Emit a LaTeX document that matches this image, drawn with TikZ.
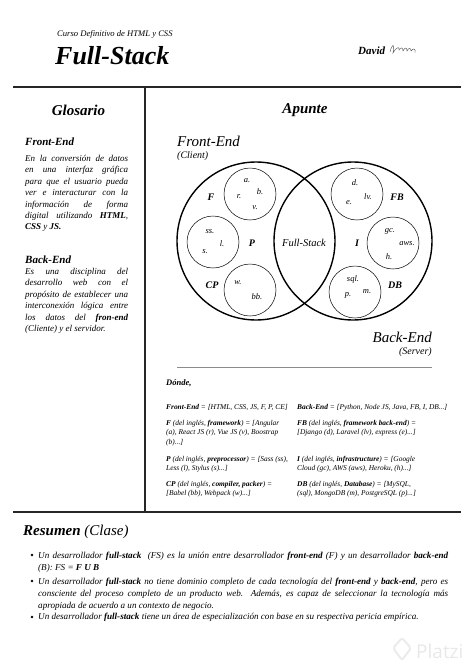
\documentclass[tikz,border=0pt]{standalone}
\usepackage{fontspec}
\setmainfont{Liberation Serif}
\newfontfamily\logofont{Open Sans}
\usetikzlibrary{positioning}

\tikzset{
  heading/.style={font=\fontsize{15}{18}\selectfont\bfseries\itshape, inner sep=0pt},
  subhead/.style={font=\fontsize{11}{13}\selectfont\bfseries\itshape, inner sep=0pt, anchor=west},
  gloss/.style={anchor=north west, inner sep=0pt, text width=103pt, align=justify,
    font=\fontsize{9}{11.4}\selectfont\itshape},
  bigset/.style={circle, draw, line width=1.4pt, minimum size=158pt, inner sep=0pt},
  techset/.style={circle, draw, line width=0.5pt, minimum size=52pt, inner sep=0pt},
  group/.style={font=\fontsize{10}{12}\selectfont\bfseries\itshape, inner sep=0pt},
  abbr/.style={font=\fontsize{8.5}{10}\selectfont\itshape, inner sep=0pt},
  side/.style={font=\fontsize{15}{18}\selectfont\itshape, inner sep=0pt},
  sidenote/.style={font=\fontsize{10}{12}\selectfont\itshape, inner sep=0pt},
  defn/.style={anchor=north west, inner sep=0pt, align=left,
    font=\fontsize{7.4}{9.3}\selectfont\itshape},
  point/.style={anchor=north west, inner sep=0pt, text width=410pt, align=justify,
    font=\fontsize{9.1}{12.2}\selectfont\itshape},
}

\begin{document}
\begin{tikzpicture}[x=1pt,y=-1pt]
  \useasboundingbox (0,0) rectangle (474,670);

  % header
  \node[font=\fontsize{8.6}{10}\selectfont\itshape, inner sep=0pt, anchor=west] (course) at (57,34) {Curso Definitivo de HTML y CSS};
  \node[font=\fontsize{26}{30}\selectfont\bfseries\itshape, inner sep=0pt, anchor=west] (title) at (55,56) {Full-Stack};
  \node[font=\fontsize{11}{13}\selectfont\bfseries\itshape, inner sep=0pt, anchor=west] (author) at (358,51) {David};
  \draw[line width=0.4pt, black!70] (390,52) .. controls (392,44) and (395,42) .. (393,53)
    .. controls (396,47) and (400,46) .. (399,50) .. controls (401,47) and (403,47) .. (403,51)
    .. controls (405,47) and (407,47) .. (407,51) .. controls (409,47) and (411,48) .. (411,51)
    .. controls (413,48) and (416,48) .. (415,53);

  % frame
  \draw[line width=2pt, black!85] (13,87) -- (461,87);
  \draw[line width=2pt, black!85] (145,87) -- (145,512);
  \draw[line width=2pt, black!85] (13,512) -- (461,512);

  % Glosario
  \node[heading] (glos) at (78.5,110) {Glosario};
  \node[subhead] (gfe) at (25,142) {Front-End};
  \node[gloss] (gfetext) at (25,155) {En la conversión de datos\linebreak
    en una interfaz gráfica\linebreak para que el usuario pueda\linebreak
    ver e interacturar con la\linebreak información de forma\linebreak
    digital utilizando \textbf{HTML},\linebreak \textbf{CSS} y \textbf{JS.}};
  \node[subhead] (gbe) at (25,260) {Back-End};
  \node[gloss] (gbetext) at (25,268) {Es una disciplina del\linebreak
    desarrollo web con el\linebreak propósito de establecer una\linebreak
    interconexión lógica entre\linebreak los datos del \textbf{fron-end}\linebreak
    (Cliente) y el servidor.};

  % Apunte
  \node[heading] (apunte) at (305,110) {Apunte};
  \node[side, anchor=west] (fe) at (177,141) {Front-End};
  \node[sidenote, anchor=west] (client) at (177,156) {(Client)};
  \node[side, anchor=east] (be) at (432,337) {Back-End};
  \node[sidenote, anchor=east] (server) at (432,352) {(Server)};

  \node[bigset] (front) at (256,241) {};
  \node[bigset] (back) at (353,241) {};
  \node[font=\fontsize{10.5}{12}\selectfont\itshape, inner sep=0pt] (fs) at (304,243) {Full-Stack};

  % front-end groups
  \node[techset] (fw) at (250,194) {};
  \node[techset] (pre) at (213,242) {};
  \node[techset] (cp) at (250,290) {};
  \node[group] (gF) at (211,197) {F};
  \node[group] (gP) at (252,243) {P};
  \node[group] (gCP) at (212,285) {CP};
  \node[abbr] at (247,181) {a.};
  \node[abbr] at (260,192) {b.};
  \node[abbr] at (239,197) {r.};
  \node[abbr] at (255,208) {v.};
  \node[abbr] at (210,232) {ss.};
  \node[abbr] at (222,244) {l.};
  \node[abbr] at (205,252) {s.};
  \node[abbr] at (238,283) {w.};
  \node[abbr] at (257,297) {bb.};

  % back-end groups
  \node[techset] (fbw) at (357,194) {};
  \node[techset] (inf) at (393,243) {};
  \node[techset] (db) at (355,292) {};
  \node[group] (gFB) at (397,197) {FB};
  \node[group] (gI) at (357,243) {I};
  \node[group] (gDB) at (395,285) {DB};
  \node[abbr] at (355,183) {d.};
  \node[abbr] at (368,197) {lv.};
  \node[abbr] at (349,203) {e.};
  \node[abbr] at (390,231) {gc.};
  \node[abbr] at (407,244) {aws.};
  \node[abbr] at (389,257) {h.};
  \node[abbr] at (353,279) {sql.};
  \node[abbr] at (348,295) {p.};
  \node[abbr] at (367,292) {m.};

  \draw[line width=0.8pt, black!45] (177,367) -- (432,367);

  % Donde
  \node[font=\fontsize{8.5}{10}\selectfont\bfseries\itshape, inner sep=0pt, anchor=west] (donde) at (166,383) {Dónde,};
  \node[defn] (dfe) at (166,404) {\textbf{Front-End} = [HTML, CSS, JS, F, P, CE]};
  \node[defn] (dF) at (166,420) {\textbf{F} (del inglés, \textbf{framework}) = [Angular\\
    (a), React JS (r), Vue JS (v), Boostrap\\(b)...]};
  \node[defn] (dP) at (166,456) {\textbf{P} (del inglés, \textbf{preprocessor}) = [Sass (ss),\\
    Less (l), Stylus (s)...]};
  \node[defn] (dCP) at (166,481) {\textbf{CP} (del inglés, \textbf{compiler, packer}) =\\
    {[}Babel (bb), Webpack (w)...]};
  \node[defn] (dbe) at (297,404) {\textbf{Back-End} = [Python, Node JS, Java, FB, I, DB...]};
  \node[defn] (dFB) at (297,420) {\textbf{FB} (del inglés, \textbf{framework back-end}) =\\
    {[}Django (d), Laravel (lv), express (e)...]};
  \node[defn] (dI) at (297,456) {\textbf{I} (del inglés, \textbf{infrastructure}) = [Google\\
    Cloud (gc), AWS (aws), Heroku, (h)...]};
  \node[defn] (dDB) at (297,481) {\textbf{DB} (del inglés, \textbf{Database}) = [MySQL,\\
    (sql), MongoDB (m), PostgreSQL (p)...]};

  % Resumen
  \node[font=\fontsize{15}{18}\selectfont\itshape, inner sep=0pt, anchor=west] (resumen) at (23,532)
    {\textbf{Resumen} (Clase)};
  \foreach \y in {555,581,617}
    \fill (32,\y) circle[radius=1.4pt];
  \node[point] (p1) at (38,551.5) {Un desarrollador \textbf{full-stack}\ \ (FS) es la unión entre
    desarrollador \textbf{front-end} (F) y un desarrollador \textbf{back-end}\linebreak
    (B): FS = \textbf{F U B}};
  \node[point] (p2) at (38,577.5) {Un desarrollador \textbf{full-stack} no tiene dominio completo
    de cada tecnología del \textbf{front-end} y \textbf{back-end}, pero es\linebreak
    consciente del proceso completo de un producto web. Además, es capaz de seleccionar la
    tecnología más\linebreak apropiada de acuerdo a un contexto de negocio.};
  \node[point] (p3) at (38,613) {Un desarrollador \textbf{full-stack} tiene un área de
    especialización con base en su respectiva pericia empírica.};

  % watermark
  \draw[line width=2pt, black!8, rounded corners=2pt] (402,638) -- (411,648) -- (402,660) -- (393,648) -- cycle;
  \node[font=\logofont\fontsize{19}{22}\selectfont, text=black!9, inner sep=0pt, anchor=west] (platzi) at (416,651) {Platzi};
\end{tikzpicture}
\end{document}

**Requirements:** Write out exactly the lines between the start of the data and the line with "(0,0) rectangle (474,670);", including both, but none of the pictures.

**Exercise output:**
Emit a LaTeX document that matches this image, drawn with TikZ.
\documentclass[tikz,border=0pt]{standalone}
\usepackage{fontspec}
\setmainfont{Liberation Serif}
\newfontfamily\logofont{Open Sans}
\usetikzlibrary{positioning}

\tikzset{
  heading/.style={font=\fontsize{15}{18}\selectfont\bfseries\itshape, inner sep=0pt},
  subhead/.style={font=\fontsize{11}{13}\selectfont\bfseries\itshape, inner sep=0pt, anchor=west},
  gloss/.style={anchor=north west, inner sep=0pt, text width=103pt, align=justify,
    font=\fontsize{9}{11.4}\selectfont\itshape},
  bigset/.style={circle, draw, line width=1.4pt, minimum size=158pt, inner sep=0pt},
  techset/.style={circle, draw, line width=0.5pt, minimum size=52pt, inner sep=0pt},
  group/.style={font=\fontsize{10}{12}\selectfont\bfseries\itshape, inner sep=0pt},
  abbr/.style={font=\fontsize{8.5}{10}\selectfont\itshape, inner sep=0pt},
  side/.style={font=\fontsize{15}{18}\selectfont\itshape, inner sep=0pt},
  sidenote/.style={font=\fontsize{10}{12}\selectfont\itshape, inner sep=0pt},
  defn/.style={anchor=north west, inner sep=0pt, align=left,
    font=\fontsize{7.4}{9.3}\selectfont\itshape},
  point/.style={anchor=north west, inner sep=0pt, text width=410pt, align=justify,
    font=\fontsize{9.1}{12.2}\selectfont\itshape},
}

\begin{document}
\begin{tikzpicture}[x=1pt,y=-1pt]
  \useasboundingbox (0,0) rectangle (474,670);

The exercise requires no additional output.